MAGAZINE: For Multi, the future of retail is ‘alternative’

Blackstone’s European retail property platform Multi is gearing up for a mixed-use future, where shopping centre tenants share space with alternative asset classes.

In a rapidly evolving retail climate, Multi Corporation’s Hubert Stech has suggested that the challenges facing shopping centre owners can be overcome with a ‘hugely flexible’ approach which embraces the alternatives sector.

Stech, who has been managing director of Multi Germany since 2017, and became head of Belgium and the Netherlands as of March 1, thinks that the ‘size of shopping centres today’ won’t reflect ‘the size of shopping centres tomorrow’. Accordingly, asset management strategies require a creative approach to existing spaces, as well as a close and responsive dialogue with the rapidly evolving retailer landscape.

Before taking the helm of Multi’s German business, Stech was director of project development and sales at Siemens Real Estate. His previous positions include head of corporate international coordination at Metro Group Asset Management and managing director at Douglas Real Estate.

Blackstone's European retail property platform currently operates in the Netherlands, Belgium, Germany, Hungary, Ireland, Italy, Latvia, Poland, Portugal, Slovakia, Spain, Ukraine, the UK and Turkey.

New job, bigger plan
According to Stech, his new, broader role at Multi – simultaneously leading operations in Germany, Belgium and the Netherlands – has a certain geographical sense. ‘I will have two offices in Düsseldorf and Amsterdam, and continue with my remit in Germany to find new third-party mandates, and to be active in the market. I’ll be taking a similar approach in Belgium and the Netherlands. The offices are a two-hour drive apart, so logistically, it’s very manageable,’ he told PropertyEU.

While the Netherlands and Belgium are considered to be amongst Europe’s most under-pressure markets in terms of the e-commerce threat and downward pressure on asset values, Stech said his strategy there would be similar to his German approach.

‘There is certainly work to do to make retail spaces attractive in Belgium and the Netherlands,’ he confirmed. ‘Segments like fashion are surely under pressure, but we see the same in Germany. You have to create opportunities for the different retailer types.’ He added: ‘Electronics and white goods are also feeling the impact from e-commerce and have been rapidly reducing space and remodifying; we are working to find the right concept and kind of space for every occupier. That includes giving retailers the opportunity to create omni-channel resources in physical stores.’

Stech said that across all three markets, retailers are likely to reduce their space requirements accordingly. But some occupiers are bucking the trend. ‘For example, food and beverage operators are now taking more space than ever before.’

New tenant mixes
While some shopping centre operators are betting on leisure, Stech suggests this is just one tool at landlords’ disposal. ‘Finding tenancy solutions for each and every location may include leisure, but we need to be even more flexible,’ he said. ‘In shopping centres today, basement levels and third floors are often the biggest challenge in terms of leasing. So, what we’ve been doing in Germany – and will also do in Belgium and the Netherlands – is consider alternative tenants to retailers. That might include kindergartens and medical centres, for example.’

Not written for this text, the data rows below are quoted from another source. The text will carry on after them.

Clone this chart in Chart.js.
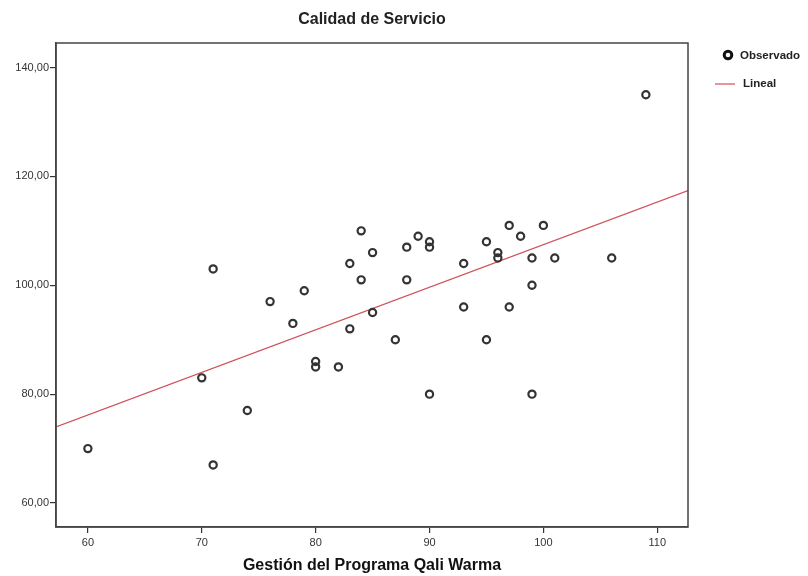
<!DOCTYPE html>
<html>
<head>
<meta charset="utf-8">
<script src="https://cdn.jsdelivr.net/npm/chart.js@4.4.1/dist/chart.umd.min.js"></script>
<style>
  html, body { margin: 0; padding: 0; background: #fff; }
  #wrap { width: 808px; height: 576px; }
</style>
</head>
<body>
<div id="wrap"><canvas id="chart" width="808" height="576"></canvas></div>
<script>
// observed values (Gestión del Programa Qali Warma vs Calidad de Servicio)
const gestion = [60, 70, 71, 71, 74, 76, 78, 79, 80, 80, 82, 83, 83, 84, 84, 85, 85, 87, 88, 88,
                 89, 90, 90, 90, 93, 93, 95, 95, 96, 96, 97, 97, 98, 99, 99, 99, 100, 101, 106, 109];
const calidad = [70, 83, 103, 67, 77, 97, 93, 99, 86, 85, 85, 104, 92, 110, 101, 106, 95, 90, 107, 101,
                 109, 108, 107, 80, 104, 96, 108, 90, 106, 105, 111, 96, 109, 105, 100, 80, 111, 105, 105, 135];

// fitted line at the frame edges
const fitX = [57.2, 112.7];
const fitY = [74.0, 117.4];

const xTicks = [60, 70, 80, 90, 100, 110];
const yTicks = [60, 80, 100, 120, 140];

const FONT = "'Liberation Sans', Arial, sans-serif";
const INK = "#333";
const LINE_RED = "#d2505c";

const points = gestion.map((x, i) => ({ x, y: calidad[i] }));
const fitPoints = fitX.map((x, i) => ({ x, y: fitY[i] }));

/* =========================
   FRAME, TITLE, LEGEND
========================= */
const spssDecor = {
  id: "spssDecor",
  afterDraw(chart) {
    const { ctx, chartArea: a } = chart;
    ctx.save();
    ctx.strokeStyle = "#444";
    ctx.lineWidth = 1.5;
    ctx.strokeRect(a.left, a.top, a.right - a.left, a.bottom - a.top);

    // title
    ctx.fillStyle = "#222";
    ctx.font = "bold 16px " + FONT;
    ctx.textAlign = "center";
    ctx.textBaseline = "middle";
    ctx.fillText("Calidad de Servicio", (a.left + a.right) / 2, 20);

    // legend
    ctx.textAlign = "left";
    ctx.font = "bold 11.5px " + FONT;
    ctx.beginPath();
    ctx.arc(728, 55, 3.8, 0, Math.PI * 2);
    ctx.lineWidth = 3;
    ctx.strokeStyle = "#111";
    ctx.stroke();
    ctx.fillText("Observado", 740, 56);

    ctx.beginPath();
    ctx.moveTo(715, 84);
    ctx.lineTo(735, 84);
    ctx.lineWidth = 1.2;
    ctx.strokeStyle = LINE_RED;
    ctx.stroke();
    ctx.fillText("Lineal", 743, 84);
    ctx.restore();
  }
};

const ctx = document.getElementById("chart").getContext("2d");

new Chart(ctx, {
  type: "scatter",
  data: {
    datasets: [
      {
        label: "Observado",
        data: points,
        pointRadius: 3.6,
        pointBorderWidth: 2.2,
        borderColor: "#333",
        backgroundColor: "rgba(0,0,0,0)",
        order: 1
      },
      {
        label: "Lineal",
        type: "line",
        data: fitPoints,
        borderColor: LINE_RED,
        borderWidth: 1.2,
        pointRadius: 0,
        fill: false,
        order: 2
      }
    ]
  },
  plugins: [spssDecor],
  options: {
    responsive: false,
    animation: false,
    layout: { padding: { top: 43, right: 120, left: 0, bottom: 0 } },
    plugins: {
      legend: { display: false },
      title: { display: false },
      tooltip: { enabled: false }
    },
    scales: {
      x: {
        type: "linear",
        min: fitX[0],
        max: fitX[1],
        afterBuildTicks: s => { s.ticks = xTicks.map(v => ({ value: v })); },
        afterFit: s => { s.height = 49; },
        grid: { drawOnChartArea: false, drawTicks: true, tickLength: 6, color: INK, lineWidth: 1.2 },
        border: { display: true, color: "#444", width: 1.5 },
        ticks: { color: INK, font: { family: FONT, size: 11 }, padding: 3 },
        title: {
          display: true,
          text: "Gestión del Programa Qali Warma",
          color: "#111",
          font: { family: FONT, size: 16, weight: "bold" },
          padding: { top: 4, bottom: 1 }
        }
      },
      y: {
        type: "linear",
        min: 55.6,
        max: 144.5,
        afterBuildTicks: s => { s.ticks = yTicks.map(v => ({ value: v })); },
        afterFit: s => { s.width = 56; },
        grid: { drawOnChartArea: false, drawTicks: true, tickLength: 6, color: INK, lineWidth: 1.2 },
        border: { display: true, color: "#444", width: 1.5 },
        ticks: {
          color: INK,
          font: { family: FONT, size: 11 },
          padding: 1,
          callback: v => v.toFixed(2).replace(".", ",")
        }
      }
    }
  }
});
</script>
</body>
</html>
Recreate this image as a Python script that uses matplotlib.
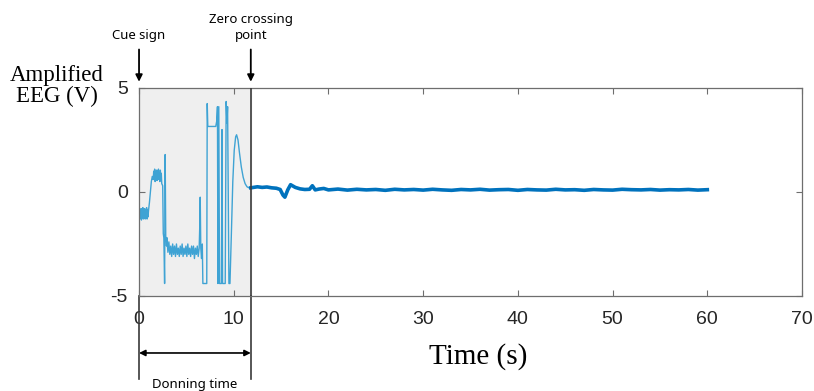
import matplotlib
matplotlib.use("Agg")
import matplotlib.pyplot as plt

plt.rcParams["axes.unicode_minus"] = False

# donning phase (light trace), time in s, amplitude in V
don_t = [0.0, 0.05, 0.1, 0.15, 0.2, 0.25, 0.3, 0.35, 0.4, 0.45, 0.5, 0.55, 0.6, 0.65, 0.7, 0.75,
         0.8, 0.85, 0.9, 0.95, 1.0, 1.1, 1.2, 1.3, 1.4, 1.5, 1.55, 1.6, 1.65, 1.7, 1.75, 1.8,
         1.85, 1.9, 1.95, 2.0, 2.05, 2.1, 2.15, 2.2, 2.25, 2.3, 2.35, 2.4, 2.5, 2.56, 2.62, 2.7,
         2.76, 2.82, 2.9, 2.95, 3.05, 3.15, 3.25, 3.35, 3.45, 3.55, 3.65, 3.75, 3.85, 3.95, 4.05,
         4.15, 4.25, 4.35, 4.45, 4.55, 4.65, 4.75, 4.85, 4.95, 5.05, 5.15, 5.25, 5.35, 5.45, 5.55,
         5.65, 5.75, 5.85, 5.95, 6.05, 6.15, 6.25, 6.35, 6.42, 6.46, 6.52, 6.6, 6.68, 6.74, 7.15,
         7.2, 7.26, 8.1, 8.2, 8.28, 8.33, 8.42, 8.5, 8.7, 8.76, 8.82, 9.1, 9.2, 9.28, 9.35, 9.49,
         9.6, 9.75, 9.9, 10.05, 10.2, 10.3, 10.45, 10.6, 10.8, 11.0, 11.2, 11.4, 11.6, 11.8]
don_v = [-0.85, -1.3, -0.8, -1.25, -0.9, -1.35, -0.8, -1.2, -0.75, -1.3, -0.85, -1.25, -0.8, -1.3,
         -0.9, -1.2, -0.75, -1.3, -0.85, -1.2, -0.9, -0.5, 0.0, 0.5, 0.75, 0.6, 1.0, 0.7, 1.1, 0.5,
         0.95, 0.6, 1.05, 0.55, 1.0, 0.7, 1.1, 0.6, 0.9, 0.5, 1.05, 0.6, 0.9, 0.4, 0.3, -2.0, -2.2,
         -4.4, 1.8, -2.1, -2.6, -2.2, -2.9, -2.4, -3.0, -2.6, -3.1, -2.5, -3.0, -2.6, -3.1, -2.5,
         -3.0, -2.7, -3.1, -2.6, -3.0, -2.5, -3.1, -2.7, -3.0, -2.6, -3.1, -2.5, -3.0, -2.7, -3.1,
         -2.6, -3.0, -2.6, -3.2, -2.7, -3.0, -2.6, -3.1, -2.7, -1.5, -0.25, -2.7, -3.2, -2.5, -4.4,
         -4.4, 4.25, 3.15, 3.15, 3.4, 4.1, -4.4, 4.1, -4.4, -4.4, 3.0, -4.4, -4.4, 4.35, 3.3, 4.1,
         -4.4, -4.4, -2.0, 0.5, 2.0, 2.65, 2.75, 2.5, 1.9, 1.2, 0.7, 0.4, 0.25, 0.2, 0.2]

# after zero crossing (dark trace)
rec_t = [11.8, 12.5, 13.0, 13.5, 14.0, 14.5, 14.9, 15.2, 15.4, 15.7, 16.0, 16.5, 17.0, 17.5,
         18.0, 18.3, 18.6, 19.0, 19.5, 20, 21, 22, 23, 24, 25, 26, 27, 28, 29, 30, 31, 32, 33,
         34, 35, 36, 37, 38, 39, 40, 41, 42, 43, 44, 45, 46, 47, 48, 49, 50, 51, 52, 53, 54, 55,
         56, 57, 58, 59, 60]
rec_v = [0.2, 0.25, 0.22, 0.24, 0.2, 0.18, 0.12, -0.15, -0.25, 0.1, 0.35, 0.22, 0.15, 0.12,
         0.13, 0.3, 0.1, 0.14, 0.17, 0.1, 0.14, 0.09, 0.13, 0.1, 0.12, 0.08, 0.13, 0.1, 0.12,
         0.09, 0.13, 0.1, 0.08, 0.12, 0.1, 0.13, 0.09, 0.11, 0.12, 0.08, 0.12, 0.1, 0.09, 0.13,
         0.1, 0.11, 0.08, 0.12, 0.1, 0.09, 0.13, 0.11, 0.1, 0.12, 0.09, 0.11, 0.1, 0.12, 0.09, 0.11]

x_ticks = [0, 10, 20, 30, 40, 50, 60, 70]
y_ticks = [-5, 0, 5]
don_end = 11.8

fig = plt.figure(figsize=(8.14, 3.91), dpi=100)
ax = fig.add_axes([0.1708, 0.243, 0.8145, 0.532])

ax.axvspan(0, don_end, color="#efefef", zorder=0)
ax.axvline(don_end, color="#3a3a3a", lw=1.2, zorder=3)
ax.plot(don_t, don_v, color="#3fa3d4", lw=1.0, zorder=2)
ax.plot(rec_t, rec_v, color="#0072bd", lw=2.6, zorder=2)

ax.set_xlim(0, 70)
ax.set_ylim(-5, 5)
ax.set_xticks(x_ticks)
ax.set_yticks(y_ticks)
ax.tick_params(direction="in", length=4, width=0.8, top=True, right=True,
               color="#6e6e6e", labelsize=14, labelcolor="#262626")
ax.tick_params(axis="x", pad=11)
ax.tick_params(axis="y", pad=8)
for lab in ax.get_xticklabels() + ax.get_yticklabels():
    lab.set_family("Liberation Sans")
for s in ax.spines.values():
    s.set_color("#6e6e6e")
    s.set_linewidth(0.9)

# axis titles
fig.text(57 / 814, 1 - 86 / 391, "Amplified\nEEG (V)", ha="center", va="center",
         family="Liberation Serif", fontsize=16.5, linespacing=1.05)
fig.text(478 / 814, 1 - 357 / 391, "Time (s)", ha="center", va="center",
         family="Liberation Serif", fontsize=21)

# top markers
tr = ax.get_xaxis_transform()
arrow = dict(arrowstyle="-|>", color="black", lw=1.3, mutation_scale=10, shrinkA=0, shrinkB=0)
ax.annotate("", xy=(0, 1.03), xytext=(0, 1.185), xycoords=tr, textcoords=tr,
            arrowprops=arrow, annotation_clip=False)
ax.annotate("", xy=(don_end, 1.03), xytext=(don_end, 1.185), xycoords=tr, textcoords=tr,
            arrowprops=arrow, annotation_clip=False)
ax.text(0, 1.25, "Cue sign", transform=tr, ha="center", va="center",
        family="Noto Sans", fontsize=9.5)
ax.text(don_end, 1.29, "Zero crossing\npoint", transform=tr, ha="center", va="center",
        family="Noto Sans", fontsize=9.5, linespacing=1.3)

# donning time bracket
for xv in (0, don_end):
    ax.plot([xv, xv], [0, -0.4], transform=tr, color="#3a3a3a", lw=1.2, clip_on=False)
ax.annotate("", xy=(0, -0.274), xytext=(don_end, -0.274), xycoords=tr, textcoords=tr,
            arrowprops=dict(arrowstyle="<|-|>", color="black", lw=1.2, mutation_scale=9,
                            shrinkA=0, shrinkB=0), annotation_clip=False)
ax.text(don_end / 2, -0.425, "Donning time", transform=tr, ha="center", va="center",
        family="Noto Sans", fontsize=9.5)

fig.savefig("out.png", dpi=100)
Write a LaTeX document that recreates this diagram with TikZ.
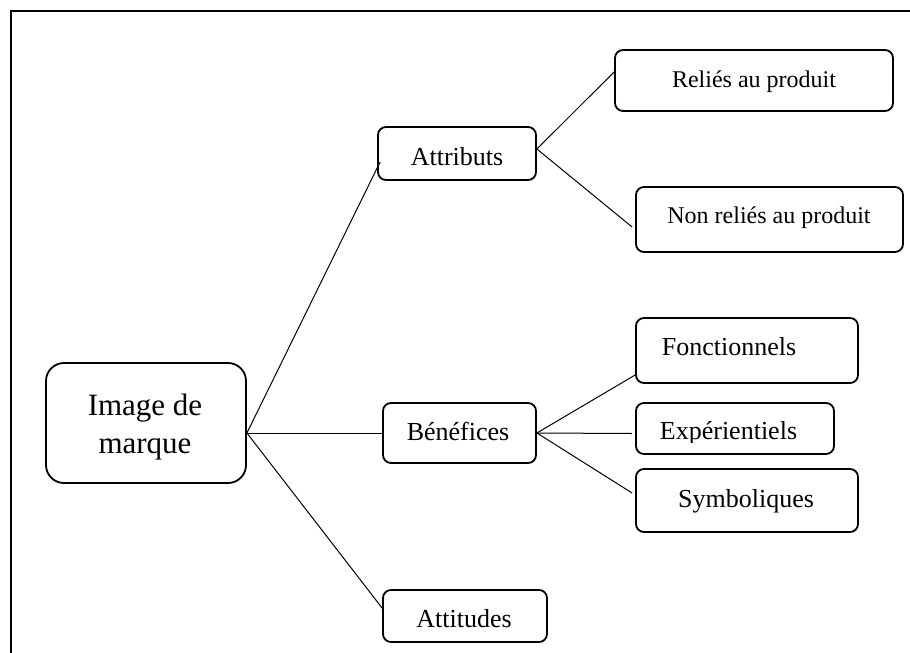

He stressed: ‘I don’t think that the size of shopping centres today will be the same as the size of shopping centres tomorrow. We will have more mixed centres, which combine living, kindergarten, medical premises et cetera, to meet the needs of workers in city centres. This obviously applies for medium sized, downtown centres – not for out-of-town big boxes.’
Changing demographics have a role to play in this, he added. ‘I would also consider more residential in shopping centres,’ he said. ‘The world has changed, and it’s possible that aging populations will need these kinds of living options.’

Buying and selling
Stech said that while a few properties in Germany were currently being sold, potential acquisitions could not be ruled out – and implied that might even include second tier shopping centres. ‘Secondary centres are often in residential areas, where you may be able to create a new and relevant tenant mix for those communities,’ he noted. ‘It’s a challenge but there are opportunities to use our experience to improve properties and raise them to a value they didn’t have before.’

He added: ‘Our business model is a balance between attracting mandates for and executing third party services, and also providing our shareholder with the best possible services.
‘If we can bring the best services to the table, clients will come to us.’